Kedua universitas tersebut memang sengaja dia tonjolkan karena secara psikologis memiliki makna tersendiri dalam perjalanan hidupnya (hal. 82). Namun, Prof. Komar memiliki karakter-karakter yang amat unggul sejak masih remaja. Pekerja keras, pembelajar yang cepat dan cerdas, ulet, dan pantang menyerah dalam meraih mimpi-mimpinya. Heraclitus (Herakleitos), seorang filsuf Yunani, mengatakan, “Karakter seseorang adalah takdirnya.” Tidak heran jika sekarang ini dia memperoleh “maqam” atau level, pangkat, derajat, status sosial, serta kapasitas intelektual yang mumpuni dalam hidupnya. Semuanya berkat ketekunan serta keikhlasannya dalam mengikuti dan juga menerima seluruh aturan permainan-Nya.

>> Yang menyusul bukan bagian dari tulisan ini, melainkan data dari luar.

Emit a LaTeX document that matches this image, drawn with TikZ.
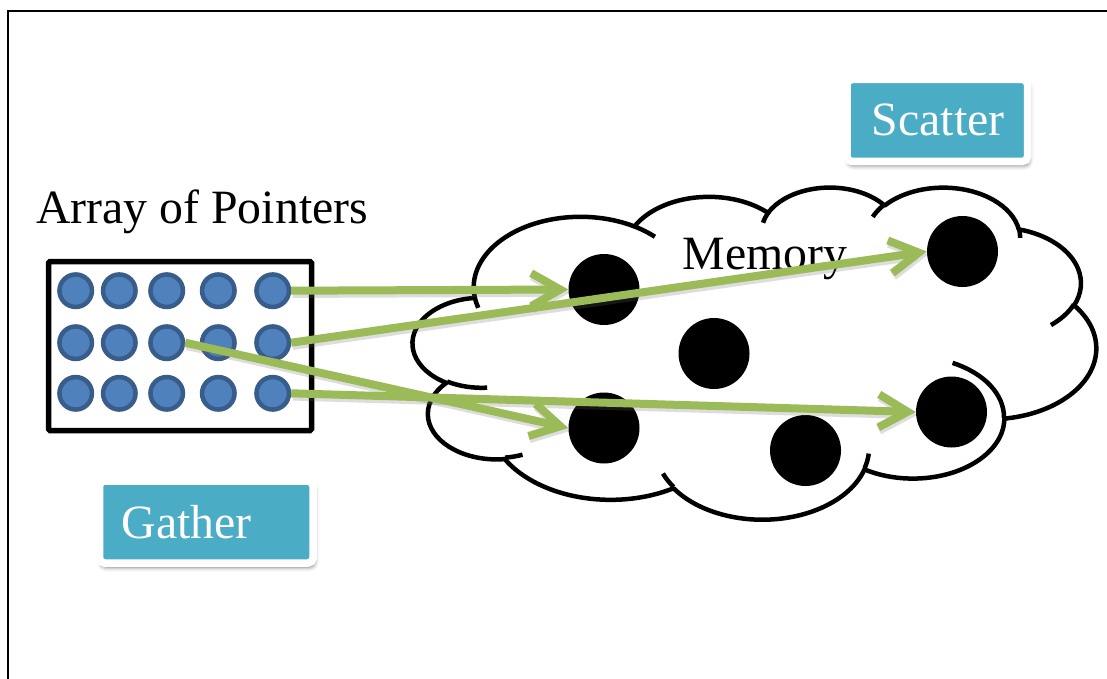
\documentclass[tikz,border=0pt]{standalone}
\usepackage{fontspec}
\setmainfont{Liberation Serif}
\usetikzlibrary{arrows.meta,shadows.blur}

\definecolor{labelfill}{HTML}{4BACC6}
\definecolor{ptrfill}{HTML}{4F81BD}
\definecolor{ptrline}{HTML}{385D8A}
\definecolor{linkgreen}{HTML}{9BBB59}

% One lobe of the cloud outline: elliptic arc given by its radii and by the
% visual start angle and sweep (degrees, y pointing down), continued from
% the current point.
\newcommand\cloudarc[4]{%
  arc[start angle={atan2(#1*sin(#3),#2*cos(#3))},
      delta angle={mod(atan2(#1*sin(#3+#4),#2*cos(#3+#4))-atan2(#1*sin(#3),#2*cos(#3))+720,360)},
      x radius=#1, y radius=#2]}

\tikzset{
  bigtext/.style={font=\fontsize{47.8}{56}\selectfont, inner sep=0pt},
  ptr/.style={circle, fill=ptrfill, draw=ptrline, line width=4.5pt,
    minimum size=32.5pt, inner sep=0pt},
  cell/.style={circle, fill=black, minimum size=71pt, inner sep=0pt},
  cloudline/.style={line width=4.5pt, line join=round},
  labelbox/.style={fill=labelfill, draw=white, line width=7.5pt,
    rounded corners=5pt,
    blur shadow={shadow xshift=1.5pt, shadow yshift=-4pt,
      shadow blur radius=4.5pt, shadow opacity=55}},
  link/.style={linkgreen, line width=8pt,
    -{Straight Barb[length=29pt, width=33pt, line width=8pt]}},
  linkshadow/.style={black!60, opacity=0.22, line width=8.5pt,
    -{Straight Barb[length=29pt, width=33pt, line width=8.5pt]},
    transform canvas={shift={(1.5pt,-3pt)}}},
}

\begin{document}
\begin{tikzpicture}[x=1pt, y=-1pt]
\useasboundingbox (0,0) rectangle (1107,679);
\clip (0,0) rectangle (1107,679);

% page frame
\draw[line width=2.5pt] (8,700) -- (8,11) -- (1120,11);

% caption of the pointer array
\node[bigtext, anchor=base west] (title) at (36,223) {Array of Pointers};

% the array of pointers
\draw[line width=5.5pt, fill=white, rounded corners=1.5pt]
  (48.5,261.5) rectangle (311.5,430.5);
\foreach \r/\y in {1/290.7, 2/342.7, 3/393.3}
  \foreach \c/\x in {1/75.7, 2/119.3, 3/166.7, 4/218.3, 5/272.7}
    \node[ptr] (p\r\c) at (\x,\y) {};

% the memory cloud
\begin{scope}[shift={(413,186.5)}, x=1.58102pt, y=-0.768519pt]
  \draw[cloudline, fill=white] (39.00,143.70)
    \cloudarc{67.53}{91.90}{-190.48748}{123.78053}
    \cloudarc{53.33}{72.67}{-144.10238}{89.94523}
    \cloudarc{43.65}{59.45}{-145.80792}{99.72302}
    \cloudarc{48.57}{65.95}{-130.98607}{117.24173}
    \cloudarc{53.33}{72.73}{-78.70888}{109.02692}
    \cloudarc{67.75}{92.20}{-46.26725}{130.26900}
    \cloudarc{57.85}{78.67}{0.62502}{114.03333}
    \cloudarc{67.52}{92.15}{22.45160}{115.17255}
    \cloudarc{77.20}{105.43}{66.24263}{75.71102}
    \cloudarc{43.60}{59.18}{-274.94208}{146.73557}
    \cloudarc{43.45}{59.45}{-246.82850}{152.51885}
    -- cycle;
  \draw[cloudline] (46.93,261.77) \cloudarc{43.45}{59.45}{86.74200}{26.42950};
  \draw[cloudline] (69.28,348.99) \cloudarc{43.60}{59.18}{73.61047}{11.44747};
  \draw[cloudline] (164.78,390.90) \cloudarc{67.52}{92.15}{137.62415}{14.08110};
  \draw[cloudline] (288.27,347.51) \cloudarc{67.52}{92.15}{6.45327}{15.99835};
  \draw[cloudline] (341.29,229.54) \cloudarc{57.85}{78.67}{-70.29235}{70.91737};
  \draw[cloudline] (417.98,153.54) \cloudarc{53.33}{72.73}{30.31803}{27.75150};
  \draw[cloudline] (383.24,54.26) \cloudarc{48.57}{65.95}{-13.74433}{14.85890};
  \draw[cloudline] (290.78,39.52) \cloudarc{48.57}{65.95}{-149.18145}{18.19537};
  \draw[cloudline] (221.41,47.20) \cloudarc{43.65}{59.45}{-163.49427}{17.68635};
  \draw[cloudline] (140.00,51.92) \cloudarc{67.53}{91.90}{-66.70695}{12.31935};
  \draw[cloudline] (41.27,157.89) \cloudarc{67.53}{91.90}{157.65435}{11.85817};
\end{scope}

\node[bigtext, anchor=base west] (memory) at (682.5,269) {Memory};

% memory cells
\node[cell] (m1) at (604,289.5) {};
\node[cell] (m2) at (714,353.5) {};
\node[cell] (m3) at (962.5,251.5) {};
\node[cell] (m4) at (604,428) {};
\node[cell] (m5) at (805.5,450.5) {};
\node[cell] (m6) at (951.5,412) {};

% labels
\draw[labelbox] (847,79.5) rectangle (1027.5,161.5);
\node[bigtext, text=white, anchor=base west] (scatter) at (871.5,136) {Scatter};
\draw[labelbox] (99.5,481) rectangle (313,563);
\node[bigtext, text=white, anchor=base west] (gather) at (121.5,538) {Gather};

% pointer links
\foreach \a/\b in {p15/m1, p25/m3, p23/m4, p35/m6}
  \draw[linkshadow] (\a.east) -- (\b.west);
\foreach \a/\b in {p15/m1, p25/m3, p23/m4, p35/m6}
  \draw[link] (\a.east) -- (\b.west);
\end{tikzpicture}
\end{document}
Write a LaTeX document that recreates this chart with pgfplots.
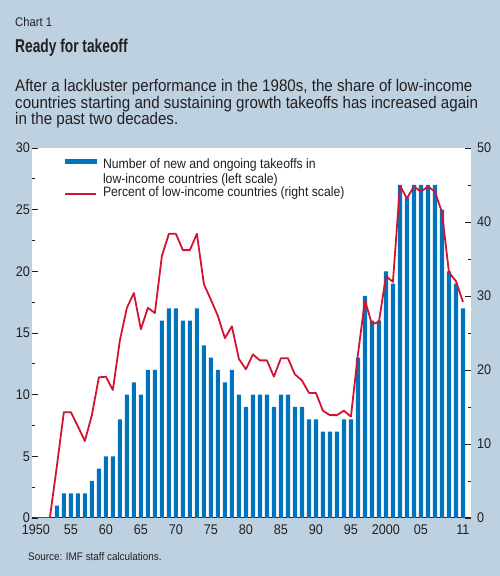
\documentclass[border=0pt]{standalone}
\usepackage{fontspec}
\setmainfont{Liberation Sans}[FakeStretch=0.9]
\newfontfamily\titlefont{Liberation Sans}[FakeStretch=0.74]
\usepackage{pgfplots}
\usepackage{pgfplotstable}
\pgfplotsset{compat=1.18}

\definecolor{bgblue}{RGB}{189,209,225}
\definecolor{barblue}{RGB}{0,115,190}
\definecolor{linered}{RGB}{210,20,50}
\definecolor{ink}{RGB}{35,31,32}

% Number of new and ongoing takeoffs (left scale)
\pgfplotstableread{
year count
1953 1
1954 2
1955 2
1956 2
1957 2
1958 3
1959 4
1960 5
1961 5
1962 8
1963 10
1964 11
1965 10
1966 12
1967 12
1968 16
1969 17
1970 17
1971 16
1972 16
1973 17
1974 14
1975 13
1976 12
1977 11
1978 12
1979 10
1980 9
1981 10
1982 10
1983 10
1984 9
1985 10
1986 10
1987 9
1988 9
1989 8
1990 8
1991 7
1992 7
1993 7
1994 8
1995 8
1996 13
1997 18
1998 16
1999 16
2000 20
2001 19
2002 27
2003 26
2004 27
2005 27
2006 27
2007 27
2008 25
2009 20
2010 19
2011 17
}\takeoffs

% Percent of low-income countries (right scale)
\pgfplotstableread{
year pct
1950 0
1951 0
1952 0
1953 7
1954 14.3
1955 14.3
1956 12.4
1957 10.4
1958 13.9
1959 19.0
1960 19.1
1961 17.3
1962 24.0
1963 28.4
1964 30.4
1965 25.5
1966 28.4
1967 27.7
1968 35.4
1969 38.4
1970 38.4
1971 36.2
1972 36.2
1973 38.4
1974 31.6
1975 29.5
1976 27.3
1977 24.3
1978 25.9
1979 21.5
1980 20.1
1981 22.1
1982 21.3
1983 21.3
1984 19.1
1985 21.6
1986 21.6
1987 19.4
1988 18.6
1989 16.9
1990 16.9
1991 14.5
1992 13.9
1993 13.9
1994 14.5
1995 13.7
1996 22.1
1997 29.4
1998 26.2
1999 26.5
2000 32.7
2001 31.9
2002 44.9
2003 43.2
2004 44.8
2005 44.1
2006 44.8
2007 44.1
2008 41.3
2009 33.2
2010 32.0
2011 29.2
}\share

\pgfplotsset{
  takeoffaxis/.style={
    at={(32pt,58pt)}, anchor=south west,
    scale only axis, width=439pt, height=370pt,
    xmin=1949.45, xmax=2012.15,
    tick align=inside,
    major tick length=6pt, minor tick length=3pt,
    y tick style={ink, line width=0.8pt},
    y axis line style={draw=none},
    ticklabel style={font=\fontsize{14}{14}\selectfont, text=ink},
    /pgf/number format/assume math mode=true,
  },
}

\begin{document}
\begin{tikzpicture}
\fill[bgblue] (0pt,0pt) rectangle (500pt,576pt);
\useasboundingbox (0pt,0pt) rectangle (500pt,576pt);

\node[anchor=base west, inner sep=0, text=ink, font=\fontsize{12.5}{14}\selectfont]
  at (15pt,549pt) {Chart 1};
\node[anchor=base west, inner sep=0, text=ink, font=\titlefont\bfseries\fontsize{18.6}{20}\selectfont]
  at (15pt,523pt) {Ready for takeoff};
\begin{scope}[every node/.style={anchor=base west, inner sep=0, text=ink, font=\fontsize{16.8}{17}\selectfont}]
  \node at (15pt,484pt) {After a lackluster performance in the 1980s, the share of low-income};
  \node at (15pt,467.5pt) {countries starting and sustaining growth takeoffs has increased again};
  \node at (15pt,451pt) {in the past two decades.};
\end{scope}
\node[anchor=base west, inner sep=0, text=ink, font=\fontsize{11}{12}\selectfont]
  at (28pt,16pt) {Source: IMF staff calculations.};

% bars, left scale
\begin{axis}[takeoffaxis,
  ymin=0, ymax=30,
  axis background/.style={fill=white},
  axis x line*=bottom, axis y line*=left,
  x axis line style={draw=ink, line width=1pt, -},
  xtick={1950,1955,1960,1965,1970,1975,1980,1985,1990,1995,2000,2005,2011},
  xticklabels={1950,55,60,65,70,75,80,85,90,95,2000,05,11},
  x tick style={draw=none},
  xticklabel style={yshift=-3pt},
  ytick={0,5,...,30}, minor ytick={2.5,7.5,...,27.5},
  yticklabel style={xshift=1.5pt},
]
\addplot[ybar, bar width=4.2pt, fill=barblue, draw=none] table[x=year,y=count]{\takeoffs};
\end{axis}

% line, right scale
\begin{axis}[takeoffaxis,
  ymin=0, ymax=50,
  axis x line=none, axis y line*=right,
  ytick={0,10,...,50}, minor ytick={5,15,...,45},
  yticklabel style={xshift=2.5pt},
  legend style={at={(0.0729,0.973)}, anchor=north west, draw=none, fill=none,
    inner sep=0pt, column sep=6pt, row sep=2pt,
    font=\fontsize{13.6}{15}\selectfont, text=ink,
    nodes={inner sep=0pt},
    cells={anchor=west, align=left}},
  legend cell align=left,
]
\addlegendimage{legend image code/.code={\fill[barblue] (0pt,8pt) rectangle (31pt,12.3pt);}}
\addlegendentry{Number of new and ongoing takeoffs in\\low-income countries (left scale)}
\addplot[linered, line width=1.8pt, line join=round,
  legend image code/.code={\draw[linered, line width=1.8pt] (0pt,-2pt) -- (31pt,-2pt);}]
  table[x=year,y=pct]{\share};
\addlegendentry{Percent of low-income countries (right scale)}
\end{axis}
\end{tikzpicture}
\end{document}
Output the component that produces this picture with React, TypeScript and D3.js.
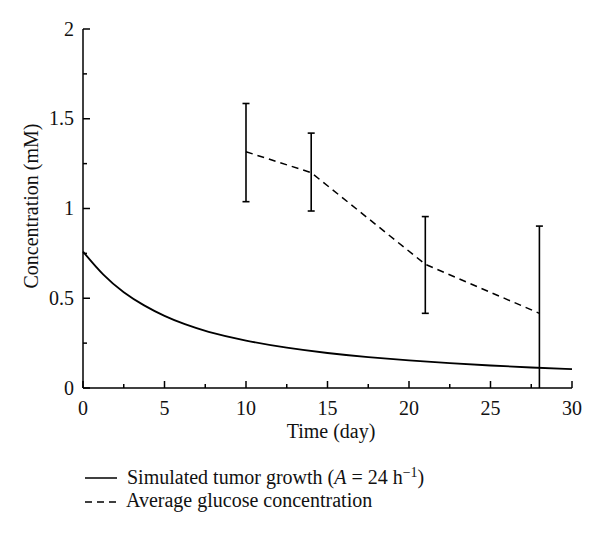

Di ujung tulisan dalam buku ini, Prof. Komar menganalogikan pengertian “pulang” dengan peristiwa pulang dalam kehidupan sehari-hari, yang mestinya disikapi dengan antusias dan gembira. Pulang kampung, pulang haji, dan seterusnya. Demikian juga dengan peristiwa pulang menuju Tuhan di kampung akhirat, bersanding di sisi Sang Mahakasih, seharusnya hal itu menjadi saat yang ditunggu-tunggu. Terutama jika kita telah dan selalu berikhtiar dan bersabar dengan karakter dan laku kebaikan dan kesalehan ketika hidup di dunia.